I have a dream that one day a "politician" (and this will not be the run-of.the-mill-in-somebody's-pocket-politician) will get on the barricades and say:

We the government should start to MAKE money instead of TAKE money.

Imagine if the government (who employs about half the people directly or indirectly in this country) would look at the other side of the equation: Revenue (NO, that's not TAX).

How can the various pieces of the government MAKE money? How can they sell something that we will buy?

Example: Prisons

1. Have people in prison MAKE something that we would buy. Maybe take all the smart white collar crooks and start a software company (PrisonSoft). They could develop software for all kinds of applications and the talent pool is enormous! The not so smart guys can also make something sellable and put it up for sale on eBay or other places.

2. Any prison located next to a highway - put advertising on the walls

3.Government cars could have advertising on them

4. Government run casinos

etc etc etc - some ideas might be WAY out there but the bottom line should be: MAKE money don't TAKE money.

Now, combine this with cutting the fat of the pencil-pushers (you know who I'm talking about, the crowd that spent a few million dollars in their cubicles and came up with the brilliant idea to call Car Pool lanes HOV - what's the deal with that???). Abolish the word TAX and IRS (there's a few hundred thousand people that can do something else).
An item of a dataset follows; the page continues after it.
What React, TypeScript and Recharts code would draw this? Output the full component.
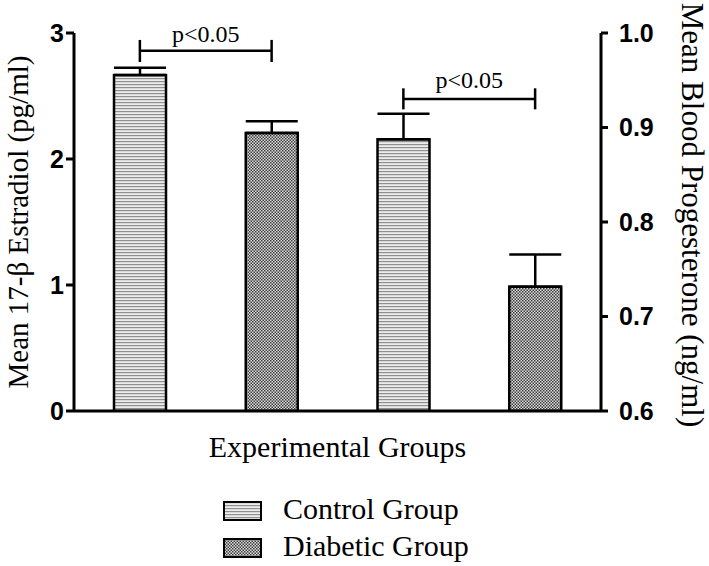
import React from 'react';
import {
  ComposedChart,
  Bar,
  XAxis,
  YAxis,
  ErrorBar,
  ReferenceLine,
} from 'recharts';

const groups = ['Control E2', 'Diabetic E2', 'Control P4', 'Diabetic P4'];
// Estradiol (left axis, pg/ml)
const estradiol = [2.666, 2.207, null, null];
const estradiolErr = [0.058, 0.093, 0, 0];
// Progesterone (right axis, ng/ml)
const progesterone = [null, null, 0.8875, 0.7316];
const progesteroneErr = [0, 0, 0.027, 0.034];
const fills = ['url(#hlines)', 'url(#dots)', 'url(#hlines)', 'url(#dots)'];
const leftTicks = [0, 1, 2, 3];
const rightTicks = [0.6, 0.7, 0.8, 0.9, 1.0];
const legendItems = [
  { name: 'Control Group', fill: 'url(#hlines)' },
  { name: 'Diabetic Group', fill: 'url(#dots)' },
];

const data = groups.map((g, i) => ({
  group: g,
  estradiol: estradiol[i],
  eErr: [0, estradiolErr[i]],
  progesterone: progesterone[i],
  pErr: [0, progesteroneErr[i]],
  fill: fills[i],
}));

const serif = '"Liberation Serif", "Times New Roman", serif';
const sans = '"Liberation Sans", Arial, sans-serif';

const PLabel = ({ viewBox, lift = 9 }: any) => {
  if (!viewBox) return null;
  return (
    <text
      x={viewBox.x + viewBox.width / 2}
      y={viewBox.y - lift}
      textAnchor="middle"
      fontFamily={serif}
      fontSize={24}
      fill="#000"
    >
      p&lt;0.05
    </text>
  );
};

const barShape = (p: any) => (
  <rect x={p.x} y={p.y} width={p.width} height={p.height} fill={p.payload.fill} stroke="#000" strokeWidth={2.5} />
);

export default function App() {
  return (
    <div style={{ position: 'fixed', top: 0, left: 0, width: 709, height: 566, background: '#fff' }}>
      <ComposedChart
        width={709}
        height={566}
        data={data}
        margin={{ top: 33, right: 0, bottom: 0, left: 0 }}
      >
        <defs>
          <pattern id="hlines" width={4} height={3} patternUnits="userSpaceOnUse">
            <rect width={4} height={3} fill="#ececec" />
            <rect width={4} height={1.2} fill="#8f8f8f" />
          </pattern>
          <pattern id="dots" width={3} height={3} patternUnits="userSpaceOnUse">
            <rect width={3} height={3} fill="#dcdcdc" />
            <rect x={0} y={0} width={1.5} height={1.5} fill="#3c3c3c" />
            <rect x={1.5} y={1.5} width={1.5} height={1.5} fill="#3c3c3c" />
          </pattern>
        </defs>
        <XAxis
          xAxisId="a"
          dataKey="group"
          height={155}
          axisLine={{ stroke: '#000', strokeWidth: 3 }}
          tickLine={{ stroke: '#000', strokeWidth: 3 }}
          tickSize={11}
          tick={false}
          label={({ viewBox }: any) => (
            <text
              x={viewBox.x + viewBox.width / 2}
              y={viewBox.y + 46}
              textAnchor="middle"
              fontFamily={serif}
              fontSize={30}
              fill="#000"
            >
              Experimental Groups
            </text>
          )}
        />
        <XAxis xAxisId="b" dataKey="group" hide />
        <YAxis
          yAxisId="left"
          width={74}
          domain={[0, 3]}
          ticks={leftTicks}
          allowDataOverflow
          axisLine={{ stroke: '#000', strokeWidth: 3 }}
          tickLine={{ stroke: '#000', strokeWidth: 3 }}
          tickSize={8}
          tick={{ fontFamily: sans, fontWeight: 'bold', fontSize: 25, fill: '#000' }}
          label={({ viewBox }: any) => (
            <text
              x={0}
              y={0}
              transform={`translate(${viewBox.x + 28}, 222) rotate(-90)`}
              textAnchor="middle"
              fontFamily={serif}
              fontSize={29}
              fill="#000"
            >
              Mean 17-β Estradiol (pg/ml)
            </text>
          )}
        />
        <YAxis
          yAxisId="right"
          orientation="right"
          width={108}
          domain={[0.6, 1.0]}
          ticks={rightTicks}
          allowDataOverflow
          axisLine={{ stroke: '#000', strokeWidth: 3 }}
          tickLine={{ stroke: '#000', strokeWidth: 3 }}
          tickSize={7}
          tickMargin={11}
          tickFormatter={(v: number) => v.toFixed(1)}
          tick={{ fontFamily: sans, fontWeight: 'bold', fontSize: 25, fill: '#000' }}
          label={({ viewBox }: any) => (
            <text
              x={0}
              y={0}
              transform={`translate(${viewBox.x + 81}, 215) rotate(90)`}
              textAnchor="middle"
              fontFamily={serif}
              fontSize={31}
              fill="#000"
            >
              Mean Blood Progesterone (ng/ml)
            </text>
          )}
        />
        <Bar
          xAxisId="a"
          yAxisId="left"
          dataKey="estradiol"
          barSize={52}
          isAnimationActive={false}
          shape={barShape}
        >
          <ErrorBar dataKey="eErr" width={26} stroke="#000" strokeWidth={2.5} direction="y" />
        </Bar>
        <Bar
          xAxisId="b"
          yAxisId="right"
          dataKey="progesterone"
          barSize={52}
          isAnimationActive={false}
          shape={barShape}
        >
          <ErrorBar dataKey="pErr" width={26} stroke="#000" strokeWidth={2.5} direction="y" />
        </Bar>
        {/* significance brackets */}
        <ReferenceLine
          xAxisId="a"
          yAxisId="left"
          segment={[{ x: groups[0], y: 2.86 }, { x: groups[1], y: 2.86 }]}
          stroke="#000"
          strokeWidth={2.5}
          label={<PLabel lift={9} />}
        />
        <ReferenceLine xAxisId="a" yAxisId="left" segment={[{ x: groups[0], y: 2.77 }, { x: groups[0], y: 2.945 }]} stroke="#000" strokeWidth={2.5} />
        <ReferenceLine xAxisId="a" yAxisId="left" segment={[{ x: groups[1], y: 2.77 }, { x: groups[1], y: 2.945 }]} stroke="#000" strokeWidth={2.5} />
        <ReferenceLine
          xAxisId="a"
          yAxisId="left"
          segment={[{ x: groups[2], y: 2.476 }, { x: groups[3], y: 2.476 }]}
          stroke="#000"
          strokeWidth={2.5}
          label={<PLabel lift={11} />}
        />
        <ReferenceLine xAxisId="a" yAxisId="left" segment={[{ x: groups[2], y: 2.394 }, { x: groups[2], y: 2.561 }]} stroke="#000" strokeWidth={2.5} />
        <ReferenceLine xAxisId="a" yAxisId="left" segment={[{ x: groups[3], y: 2.394 }, { x: groups[3], y: 2.561 }]} stroke="#000" strokeWidth={2.5} />
      </ComposedChart>
      <svg width={320} height={80} style={{ position: 'absolute', left: 220, top: 486 }}>
        {legendItems.map((item, i) => (
          <g key={item.name} transform={`translate(0, ${10 + i * 37})`}>
            <rect x={4} y={6} width={37} height={18} fill={item.fill} stroke="#000" strokeWidth={2} />
            <text x={63} y={23} fontFamily={serif} fontSize={30} fill="#000">
              {item.name}
            </text>
          </g>
        ))}
      </svg>
    </div>
  );
}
We the People should be able to build our businesses and the country without the interference of some dude in a cubicle making it difficult for us. Of course there are laws to stop the crooks but don't make the environment such that innovation is killed before it gets started. 98% of this country's business are small business and that's how any company starts out - MOTIVATE us to keep innovating and let us reap the fruits of our labor without your stinking hand grabbing stronghold of our wallet!

Musings - Intro

ok, figured I'd write a blog also and muse about what I see, hear, think etc. who knows, somebody might actually read it sometime.